Evolution in Concepts Concerning the Mechanism of Plasticity in Solid Polymers after the 1950s

The evolution of fundamental concepts concerning the mechanisms of plastic deformation in solid polymers, crystals (both glassy and semicrystalline) over the recent five decades has been reviewed. The most effective approach to the description of cold plastic deformation is a gradual drift away from the chain straightening mechanism as a limiting kinetic stage of the process (or, in other words, from the picture of the rubbery character of deformation) to concepts that are characteristic of the deformation physics of nonpolymer solids, primarily metals.
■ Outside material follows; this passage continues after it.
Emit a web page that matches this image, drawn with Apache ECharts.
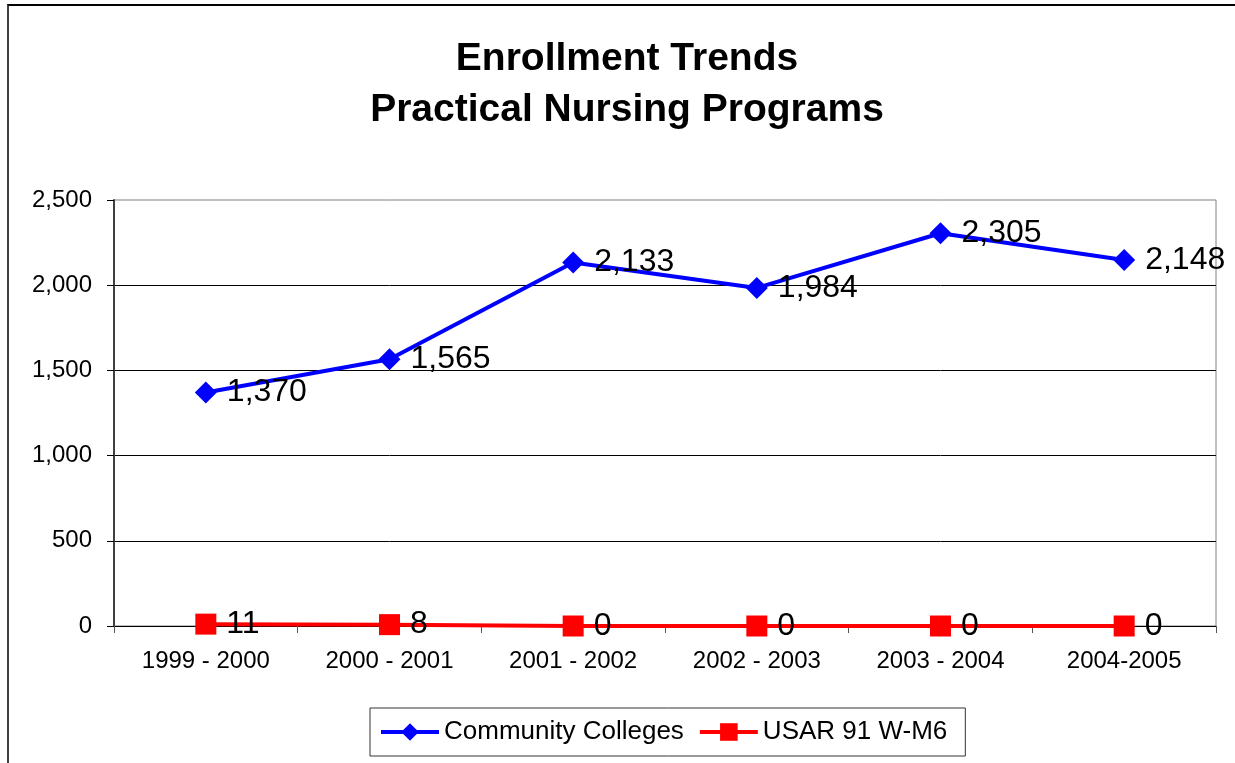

Various nonpolymeric mechanisms, such as nucleation and growth of dislocations in polymer crystals, formation and evolution of short-scale undeveloped shear transformations in glasses, and mutual deformation constraints of amorphous and crystalline phases in semicrystalline polymers, are introduced in polymer science. An analysis of the published data shows that deformation in solid polymers is undoubtedly accompanied by chain straightening, but, in most cases, this process does not control the overall kinetics of plasticity, at least at small and moderate strains. In glassy polymers, conformational chain rearrangements are not going directly but proceed as shape fitting of macromolecule coils to short-scale shear transformations that serve as active sites of plasticity. The chain character and flexibility of macromolecules have a slight effect on the nucleation of the above transformations. The development of local shear at the early stages of loading is the thorniest stage of deformation. Problems concerning the joint development of polymer and nonpolymer processes during deformation of macromolecular solids and the specific features related to the polymer structure of macromolecules are discussed.